Scottish-born Australian headmistress

Christina Smith Montgomery (March 21, 1870 – August 27, 1965) was a Scottish born Australian headmistress. She was the founding head of Melbourne Girls' High School which became the Mac.Robertson Girls' High School.

==Life==
Montgomery was born in Kelso in the Scottish Borders where she gained a love for classical studies at Kelso Grammar School. When she was a teenager, her parents William and Janet (born Smith) emigrated. Christina and her sister, Margaret, renewed their education in Melbourne at Cambridge Street State School where they became pupil-teachers. Together they studied at Melbourne Teachers' College from 1891 where they both won prizes. Christina went on to the University of Melbourne where she graduated in 1897. She gained a Master's degree in 1900. Victoria's Department of Education had appointed its first director, Frank Tate, and it had begun to employ women graduates.
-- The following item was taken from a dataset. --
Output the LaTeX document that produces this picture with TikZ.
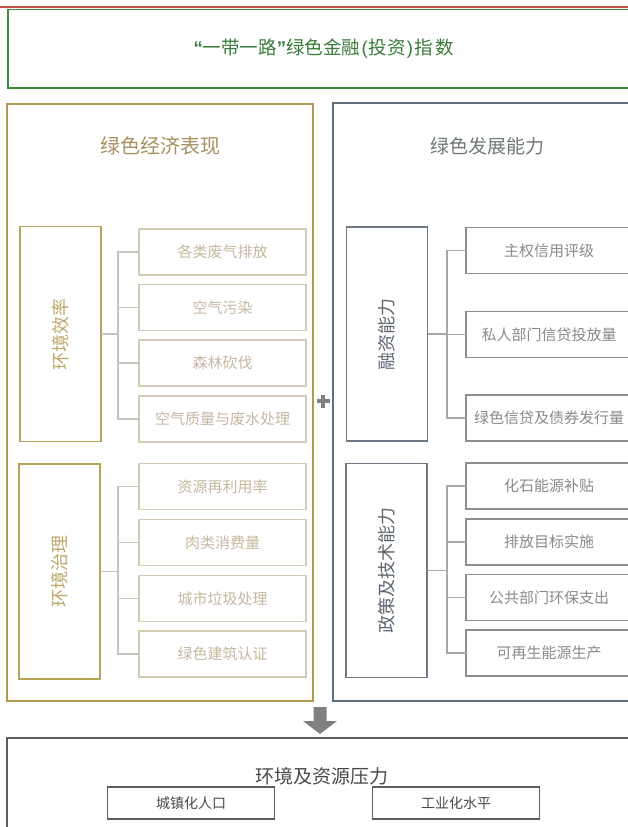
\documentclass[tikz,border=0pt]{standalone}
\usepackage{fontspec}
\setmainfont{Noto Sans CJK SC}
\newfontfamily\latq{Liberation Sans}
\definecolor{redL}{HTML}{C8504A}
\definecolor{greenB}{HTML}{3C8C3C}
\definecolor{greenT}{HTML}{3A7A3A}
\definecolor{goldO}{HTML}{B09850}
\definecolor{goldS}{HTML}{B8A458}
\definecolor{goldT}{HTML}{A89060}
\definecolor{goldV}{HTML}{BCA868}
\definecolor{beigeB}{HTML}{D5CAB6}
\definecolor{beigeT}{HTML}{C6B8A0}
\definecolor{lineL}{HTML}{C4C4C4}
\definecolor{slateO}{HTML}{5E6E7C}
\definecolor{slateS}{HTML}{6E7884}
\definecolor{slateT}{HTML}{707878}
\definecolor{slateV}{HTML}{5E6670}
\definecolor{grayB}{HTML}{8E8E8E}
\definecolor{grayT}{HTML}{8A8A8A}
\definecolor{lineR}{HTML}{A8A8A8}
\definecolor{markG}{HTML}{808080}
\definecolor{botB}{HTML}{5C5C5C}
\definecolor{botT}{HTML}{4A4A4A}
\tikzset{
  fs/.style={font=\fontsize{#1}{#1}\selectfont},
  box/.style={rectangle, inner sep=0pt, outer sep=0pt},
  itemL/.style={box, draw=beigeB, line width=1.3pt, minimum width=167pt, minimum height=46pt, text=beigeT, fs=15},
  itemR/.style={box, draw=grayB, line width=1.3pt, minimum width=166pt, minimum height=46pt, text=grayT, fs=15},
  subL/.style={box, draw=goldS, line width=1.4pt, minimum width=81pt, minimum height=215pt},
  subR/.style={box, draw=slateS, line width=1.4pt, minimum width=81pt, minimum height=214pt},
  vtextL/.style={rotate=90, text=goldV, fs=18},
  vtextR/.style={rotate=90, text=slateV, fs=18},
  connL/.style={draw=lineL, line width=1.3pt},
  connR/.style={draw=lineR, line width=1.3pt},
  botitem/.style={box, draw=botB, line width=1.2pt, minimum width=167pt, minimum height=32pt, text=botT, fs=14},
}
\begin{document}
\begin{tikzpicture}[x=1pt, y=-1pt]
\useasboundingbox (0,0) rectangle (628,827);
\clip (0,0) rectangle (628,827);
\fill[white] (0,0) rectangle (628,827);

% top red line and title box
\draw[redL, line width=2pt] (0,6.5) -- (628,6.5);
\node[box, draw=greenB, line width=1.8pt, minimum width=632pt, minimum height=78.5pt] (top) at (324,48.75) {};
\node[text=greenT, fs=18.5] (toptitle) at (324,49) {{\latq\bfseries “}一带一路{\latq\bfseries ”}绿色金融\hspace{1.5pt}{\latq(}\hspace{1pt}投资\hspace{1pt}{\latq)}\hspace{1.5pt}指\hspace{3pt}数};

% left group
\node[box, draw=goldO, line width=1.6pt, minimum width=306pt, minimum height=597pt] (left) at (160,402.5) {};
\node[text=goldT, fs=20] (lefttitle) at (160,146) {绿色经济表现};

\node[subL] (s1) at (60.5,334) {};
\node[vtextL] at (s1) {环境效率};
\node[itemL] (a1) at (222.5,252) {各类废气排放};
\node[itemL] (a2) at (222.5,307.5) {空气污染};
\node[itemL] (a3) at (222.5,363) {森林砍伐};
\node[itemL] (a4) at (222.5,419) {空气质量与废水处理};
\coordinate (j1) at (118,334);
\draw[connL] (s1.east) -- (j1);
\foreach \i in {1,...,4} \draw[connL] (j1) |- (a\i.west);

\node[subL] (s2) at (59.5,571.5) {};
\node[vtextL] at (s2) {环境治理};
\node[itemL] (b1) at (222.5,486.5) {资源再利用率};
\node[itemL] (b2) at (222.5,542.5) {肉类消费量};
\node[itemL] (b3) at (222.5,598.5) {城市垃圾处理};
\node[itemL] (b4) at (222.5,654) {绿色建筑认证};
\coordinate (j2) at (118,571.5);
\draw[connL] (s2.east) -- (j2);
\foreach \i in {1,...,4} \draw[connL] (j2) |- (b\i.west);

% right group
\node[box, draw=slateO, line width=1.6pt, minimum width=317pt, minimum height=598pt] (right) at (491.5,402) {};
\node[text=slateT, fs=19] (righttitle) at (487,146) {绿色发展能力};

\node[subR] (r1) at (387,334) {};
\node[vtextR] at (r1) {融资能力};
\node[itemR] (c1) at (549,250.5) {主权信用评级};
\node[itemR] (c2) at (549,334.5) {私人部门信贷投放量};
\node[itemR] (c3) at (549,418) {绿色信贷及债券发行量};
\coordinate (k1) at (447,334);
\draw[connR] (r1.east) -- (k1);
\foreach \i in {1,...,3} \draw[connR] (k1) |- (c\i.west);

\node[subR] (r2) at (386.5,570.5) {};
\node[vtextR] at (r2) {政策及技术能力};
\node[itemR] (d1) at (549,486) {化石能源补贴};
\node[itemR] (d2) at (549,542) {排放目标实施};
\node[itemR] (d3) at (549,597.5) {公共部门环保支出};
\node[itemR] (d4) at (549,653) {可再生能源生产};
\coordinate (k2) at (447,570.5);
\draw[connR] (r2.east) -- (k2);
\foreach \i in {1,...,4} \draw[connR] (k2) |- (d\i.west);

% plus sign
\draw[markG, line width=3.6pt] (316.5,401) -- (329.5,401) (323,394.5) -- (323,407.5);

% down arrow
\fill[markG] (313.5,707) -- (326.5,707) -- (326.5,721) -- (337,721) -- (320,734) -- (303,721) -- (313.5,721) -- cycle;

% bottom group
\node[box, draw=botB, line width=1.8pt, minimum width=643pt, minimum height=102pt] (bottom) at (328.5,789) {};
\node[text=botT, fs=19] (bottitle) at (322,776) {环境及资源压力};
\node[botitem] (e1) at (191,803) {城镇化人口};
\node[botitem] (e2) at (456,803) {工业化水平};
\end{tikzpicture}
\end{document}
Montgomery was one of the first.

Tate noticed the Junior teacher, Montgomery, had respect from her classes despite her small size, but she had to wait to find promotion. She went to work for Perth Central Girls' School for a year and when she returned she was promoted. In 1905 she was teaching Latin at Melbourne Continuation School. In 1923 she became the headmistress under the head of the, then, co-educational school. The school was split into two halves in 1927. The boys moved to create Melbourne Boys' High School in South Yarra. The remaining building was condemned but the girls continued to be educated there. It was renamed Melbourne Girls' High School and Montgomery was its headmistrss.

In 1930 the school was moved to Government House. When she retired in 1932 it was said that she still at her height of her career. There were over 800 students in the school paying six pounds every term. Five years before there had been less than four hundred. There was a ceremony at the Lyceum Club in Melbourne with 50 fellow teachers present.

Sybil Llewelyn was appointed as head in 1933 when the school moved again, In 1934 the school re-opened in new buildings as the Mac.Robertson Girls' High School in 1934 with Mary Hutton as head.

Montgomery enjoyed a long retirement. She travelled and in 1950 her well illustrated travel book, Recaptured in Tranquility, was published which included her accounts of her travels and essays. Montgomery died in the Melbourne suburb of Brighton.